WHAT IS ASKED
Return each line of the data below verbatim; pictures are to be left out.

GIVEN MATERIAL
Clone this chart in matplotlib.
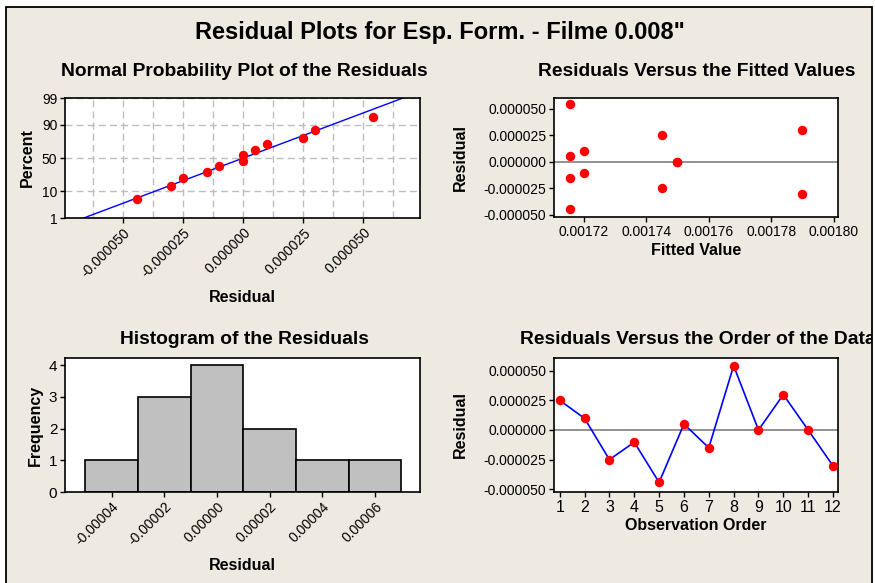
import matplotlib
matplotlib.use("Agg")
import matplotlib.pyplot as plt
import matplotlib.patches as mpatches
from matplotlib.ticker import FormatStrFormatter, MultipleLocator, FixedLocator
from statistics import NormalDist
import numpy as np

plt.rcParams['font.family'] = ['Liberation Sans', 'DejaVu Sans']
plt.rcParams['axes.unicode_minus'] = False

# residuals in observation order
obs_order = [1, 2, 3, 4, 5, 6, 7, 8, 9, 10, 11, 12]
residuals = [0.0000250, 0.0000098, -0.0000250, -0.0000103, -0.0000442, 0.0000050,
             -0.0000150, 0.0000542, 0.0, 0.0000298, 0.0, -0.0000303]
fitted = [0.001745, 0.00172, 0.001745, 0.00172, 0.0017155, 0.0017155,
          0.0017155, 0.0017155, 0.00175, 0.00179, 0.00175, 0.00179]

# normal probability plot
npp_resid = sorted(residuals)
npp_pct = [5.6, 13.7, 21.8, 29.8, 37.9, 46.0, 54.0, 62.1, 70.2, 78.2, 86.3, 94.4]
fit_line_x = [-0.0000665, 0.0000665]
fit_line_pct = [1, 99]
npp_yticks = [1, 10, 50, 90, 99]

# histogram
hist_centers = [-0.00004, -0.00002, 0.0, 0.00002, 0.00004, 0.00006]
hist_counts = [1, 3, 4, 2, 1, 1]
hist_width = 0.00002

W, H = 875, 583
BG = '#EEEAE1'
fig = plt.figure(figsize=(W / 100, H / 100), dpi=100, facecolor='white')

frame = mpatches.Rectangle((6 / W, -0.05), (872 - 6) / W, (H - 7) / H + 0.05,
                           transform=fig.transFigure, facecolor=BG,
                           edgecolor='black', linewidth=1.3, zorder=-10)
fig.patches.append(frame)


def px_axes(x0, x1, y0, y1):
    return fig.add_axes([x0 / W, (H - y1) / H, (x1 - x0) / W, (y1 - y0) / H])


def style(ax):
    for s in ax.spines.values():
        s.set_linewidth(1.2)
    ax.tick_params(direction='out', length=3.5, width=1, labelsize=10, pad=2)


def title(text, xc, yc):
    t = fig.text(xc / W, 1 - yc / H, text, ha='center', va='center',
                 fontsize=13.9, fontweight='bold')
    t.set_clip_path(frame)


def labels(ax, xl, xl_y, yl, yl_x):
    ax.set_xlabel(xl, fontsize=11.5, fontweight='bold')
    ax.set_ylabel(yl, fontsize=11.5, fontweight='bold')
    bb = ax.get_position()
    ax.xaxis.set_label_coords(0.5, ((H - xl_y) / H - bb.y0) / bb.height)
    ax.xaxis.label.set_va('center')
    ax.yaxis.set_label_coords((yl_x / W - bb.x0) / bb.width, 0.5)
    ax.yaxis.label.set_va('center')


nd = NormalDist()
fwd = np.vectorize(lambda p: nd.inv_cdf(min(max(p / 100.0, 1e-9), 1 - 1e-9)), otypes=[float])
inv = np.vectorize(lambda z: nd.cdf(z) * 100.0, otypes=[float])

# --- Normal probability plot
ax1 = px_axes(65, 420, 98, 218)
style(ax1)
ax1.set_yscale('function', functions=(fwd, inv))
ax1.set_ylim(1, 99)
ax1.set_xlim(-0.0000743, 0.0000736)
ax1.yaxis.set_major_locator(FixedLocator(npp_yticks))
ax1.set_yticklabels([str(v) for v in npp_yticks])
ax1.xaxis.set_major_locator(MultipleLocator(0.000025))
ax1.xaxis.set_minor_locator(MultipleLocator(0.0000125))
ax1.xaxis.set_major_formatter(FormatStrFormatter('%.6f'))
ax1.tick_params(axis='x', which='minor', length=0)
ax1.grid(True, which='both', axis='x', color='#BEBEBE', linestyle=(0, (5, 3)), linewidth=1)
ax1.grid(True, which='major', axis='y', color='#BEBEBE', linestyle=(0, (5, 3)), linewidth=1)
ax1.set_axisbelow(True)
for lab in ax1.get_xticklabels():
    lab.set_rotation(45)
    lab.set_ha('right')
    lab.set_va('top')
    lab.set_rotation_mode('anchor')
ax1.plot(fit_line_x, fit_line_pct, color='blue', linewidth=1)
ax1.plot(npp_resid, npp_pct, 'o', color='red', markersize=6.8, markeredgewidth=0)
labels(ax1, 'Residual', 298, 'Percent', 27)
title('Normal Probability Plot of the Residuals', 244, 72)

# --- Residuals vs fitted
ax2 = px_axes(554, 838, 98, 217)
style(ax2)
ax2.axhline(0, color='#808080', linewidth=1.2, zorder=1)
ax2.plot(fitted, residuals, 'o', color='red', markersize=6.8, markeredgewidth=0, zorder=3)
ax2.set_xlim(0.0017105, 0.0018014)
ax2.set_ylim(-0.0000522, 0.0000600)
ax2.set_xticks([0.00172, 0.00174, 0.00176, 0.00178, 0.00180])
ax2.xaxis.set_major_formatter(FormatStrFormatter('%.5f'))
ax2.set_yticks([-0.00005, -0.000025, 0.0, 0.000025, 0.00005])
ax2.yaxis.set_major_formatter(FormatStrFormatter('%.6f'))
labels(ax2, 'Fitted Value', 251, 'Residual', 460)
title('Residuals Versus the Fitted Values', 697, 72)

# --- Histogram
ax3 = px_axes(65, 420, 358, 492)
style(ax3)
ax3.bar(hist_centers, hist_counts, width=hist_width, color='#C0C0C0',
        edgecolor='black', linewidth=1.2)
ax3.set_xlim(-0.0000577, 0.0000771)
ax3.set_ylim(0, 4.23)
ax3.set_xticks(hist_centers)
ax3.xaxis.set_major_formatter(FormatStrFormatter('%.5f'))
ax3.set_yticks([0, 1, 2, 3, 4])
ax3.tick_params(axis='y', labelsize=11)
for lab in ax3.get_xticklabels():
    lab.set_rotation(45)
    lab.set_ha('right')
    lab.set_va('top')
    lab.set_rotation_mode('anchor')
labels(ax3, 'Residual', 565, 'Frequency', 35)
title('Histogram of the Residuals', 244, 340)

# --- Residuals vs order
ax4 = px_axes(554, 838, 358, 492)
style(ax4)
ax4.axhline(0, color='#808080', linewidth=1.2, zorder=1)
ax4.plot(obs_order, residuals, '-', color='blue', linewidth=1.2, zorder=2)
ax4.plot(obs_order, residuals, 'o', color='red', markersize=6.8, markeredgewidth=0, zorder=3)
ax4.set_xlim(0.77, 12.2)
ax4.set_ylim(-0.0000523, 0.0000607)
ax4.set_xticks(obs_order)
ax4.set_yticks([-0.00005, -0.000025, 0.0, 0.000025, 0.00005])
ax4.yaxis.set_major_formatter(FormatStrFormatter('%.6f'))
ax4.tick_params(axis='x', labelsize=11.5)
labels(ax4, 'Observation Order', 525, 'Residual', 460)
title('Residuals Versus the Order of the Data', 698, 340)

t = fig.text(440 / W, 1 - 33 / H, 'Residual Plots for Esp. Form. - Filme 0.008"',
             ha='center', va='center', fontsize=17, fontweight='bold')

fig.savefig('out.png', dpi=100, facecolor='white')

PROBLEM SOLUTION
Clone this chart in matplotlib.
import matplotlib
matplotlib.use("Agg")
import matplotlib.pyplot as plt
import matplotlib.patches as mpatches
from matplotlib.ticker import FormatStrFormatter, MultipleLocator, FixedLocator
from statistics import NormalDist
import numpy as np

plt.rcParams['font.family'] = ['Liberation Sans', 'DejaVu Sans']
plt.rcParams['axes.unicode_minus'] = False

# residuals in observation order
obs_order = [1, 2, 3, 4, 5, 6, 7, 8, 9, 10, 11, 12]
residuals = [0.0000250, 0.0000098, -0.0000250, -0.0000103, -0.0000442, 0.0000050,
             -0.0000150, 0.0000542, 0.0, 0.0000298, 0.0, -0.0000303]
fitted = [0.001745, 0.00172, 0.001745, 0.00172, 0.0017155, 0.0017155,
          0.0017155, 0.0017155, 0.00175, 0.00179, 0.00175, 0.00179]

# normal probability plot
npp_resid = sorted(residuals)
npp_pct = [5.6, 13.7, 21.8, 29.8, 37.9, 46.0, 54.0, 62.1, 70.2, 78.2, 86.3, 94.4]
fit_line_x = [-0.0000665, 0.0000665]
fit_line_pct = [1, 99]
npp_yticks = [1, 10, 50, 90, 99]

# histogram
hist_centers = [-0.00004, -0.00002, 0.0, 0.00002, 0.00004, 0.00006]
hist_counts = [1, 3, 4, 2, 1, 1]
hist_width = 0.00002

W, H = 875, 583
BG = '#EEEAE1'
fig = plt.figure(figsize=(W / 100, H / 100), dpi=100, facecolor='white')

frame = mpatches.Rectangle((6 / W, -0.05), (872 - 6) / W, (H - 7) / H + 0.05,
                           transform=fig.transFigure, facecolor=BG,
                           edgecolor='black', linewidth=1.3, zorder=-10)
fig.patches.append(frame)


def px_axes(x0, x1, y0, y1):
    return fig.add_axes([x0 / W, (H - y1) / H, (x1 - x0) / W, (y1 - y0) / H])


def style(ax):
    for s in ax.spines.values():
        s.set_linewidth(1.2)
    ax.tick_params(direction='out', length=3.5, width=1, labelsize=10, pad=2)


def title(text, xc, yc):
    t = fig.text(xc / W, 1 - yc / H, text, ha='center', va='center',
                 fontsize=13.9, fontweight='bold')
    t.set_clip_path(frame)


def labels(ax, xl, xl_y, yl, yl_x):
    ax.set_xlabel(xl, fontsize=11.5, fontweight='bold')
    ax.set_ylabel(yl, fontsize=11.5, fontweight='bold')
    bb = ax.get_position()
    ax.xaxis.set_label_coords(0.5, ((H - xl_y) / H - bb.y0) / bb.height)
    ax.xaxis.label.set_va('center')
    ax.yaxis.set_label_coords((yl_x / W - bb.x0) / bb.width, 0.5)
    ax.yaxis.label.set_va('center')


nd = NormalDist()
fwd = np.vectorize(lambda p: nd.inv_cdf(min(max(p / 100.0, 1e-9), 1 - 1e-9)), otypes=[float])
inv = np.vectorize(lambda z: nd.cdf(z) * 100.0, otypes=[float])

# --- Normal probability plot
ax1 = px_axes(65, 420, 98, 218)
style(ax1)
ax1.set_yscale('function', functions=(fwd, inv))
ax1.set_ylim(1, 99)
ax1.set_xlim(-0.0000743, 0.0000736)
ax1.yaxis.set_major_locator(FixedLocator(npp_yticks))
ax1.set_yticklabels([str(v) for v in npp_yticks])
ax1.xaxis.set_major_locator(MultipleLocator(0.000025))
ax1.xaxis.set_minor_locator(MultipleLocator(0.0000125))
ax1.xaxis.set_major_formatter(FormatStrFormatter('%.6f'))
ax1.tick_params(axis='x', which='minor', length=0)
ax1.grid(True, which='both', axis='x', color='#BEBEBE', linestyle=(0, (5, 3)), linewidth=1)
ax1.grid(True, which='major', axis='y', color='#BEBEBE', linestyle=(0, (5, 3)), linewidth=1)
ax1.set_axisbelow(True)
for lab in ax1.get_xticklabels():
    lab.set_rotation(45)
    lab.set_ha('right')
    lab.set_va('top')
    lab.set_rotation_mode('anchor')
ax1.plot(fit_line_x, fit_line_pct, color='blue', linewidth=1)
ax1.plot(npp_resid, npp_pct, 'o', color='red', markersize=6.8, markeredgewidth=0)
labels(ax1, 'Residual', 298, 'Percent', 27)
title('Normal Probability Plot of the Residuals', 244, 72)

# --- Residuals vs fitted
ax2 = px_axes(554, 838, 98, 217)
style(ax2)
ax2.axhline(0, color='#808080', linewidth=1.2, zorder=1)
ax2.plot(fitted, residuals, 'o', color='red', markersize=6.8, markeredgewidth=0, zorder=3)
ax2.set_xlim(0.0017105, 0.0018014)
ax2.set_ylim(-0.0000522, 0.0000600)
ax2.set_xticks([0.00172, 0.00174, 0.00176, 0.00178, 0.00180])
ax2.xaxis.set_major_formatter(FormatStrFormatter('%.5f'))
ax2.set_yticks([-0.00005, -0.000025, 0.0, 0.000025, 0.00005])
ax2.yaxis.set_major_formatter(FormatStrFormatter('%.6f'))
labels(ax2, 'Fitted Value', 251, 'Residual', 460)
title('Residuals Versus the Fitted Values', 697, 72)

# --- Histogram
ax3 = px_axes(65, 420, 358, 492)
style(ax3)
ax3.bar(hist_centers, hist_counts, width=hist_width, color='#C0C0C0',
        edgecolor='black', linewidth=1.2)
ax3.set_xlim(-0.0000577, 0.0000771)
ax3.set_ylim(0, 4.23)
ax3.set_xticks(hist_centers)
ax3.xaxis.set_major_formatter(FormatStrFormatter('%.5f'))
ax3.set_yticks([0, 1, 2, 3, 4])
ax3.tick_params(axis='y', labelsize=11)
for lab in ax3.get_xticklabels():
    lab.set_rotation(45)
    lab.set_ha('right')
    lab.set_va('top')
    lab.set_rotation_mode('anchor')
labels(ax3, 'Residual', 565, 'Frequency', 35)
title('Histogram of the Residuals', 244, 340)

# --- Residuals vs order
ax4 = px_axes(554, 838, 358, 492)
style(ax4)
ax4.axhline(0, color='#808080', linewidth=1.2, zorder=1)
ax4.plot(obs_order, residuals, '-', color='blue', linewidth=1.2, zorder=2)
ax4.plot(obs_order, residuals, 'o', color='red', markersize=6.8, markeredgewidth=0, zorder=3)
ax4.set_xlim(0.77, 12.2)
ax4.set_ylim(-0.0000523, 0.0000607)
ax4.set_xticks(obs_order)
ax4.set_yticks([-0.00005, -0.000025, 0.0, 0.000025, 0.00005])
ax4.yaxis.set_major_formatter(FormatStrFormatter('%.6f'))
ax4.tick_params(axis='x', labelsize=11.5)
labels(ax4, 'Observation Order', 525, 'Residual', 460)
title('Residuals Versus the Order of the Data', 698, 340)

t = fig.text(440 / W, 1 - 33 / H, 'Residual Plots for Esp. Form. - Filme 0.008"',
             ha='center', va='center', fontsize=17, fontweight='bold')

fig.savefig('out.png', dpi=100, facecolor='white')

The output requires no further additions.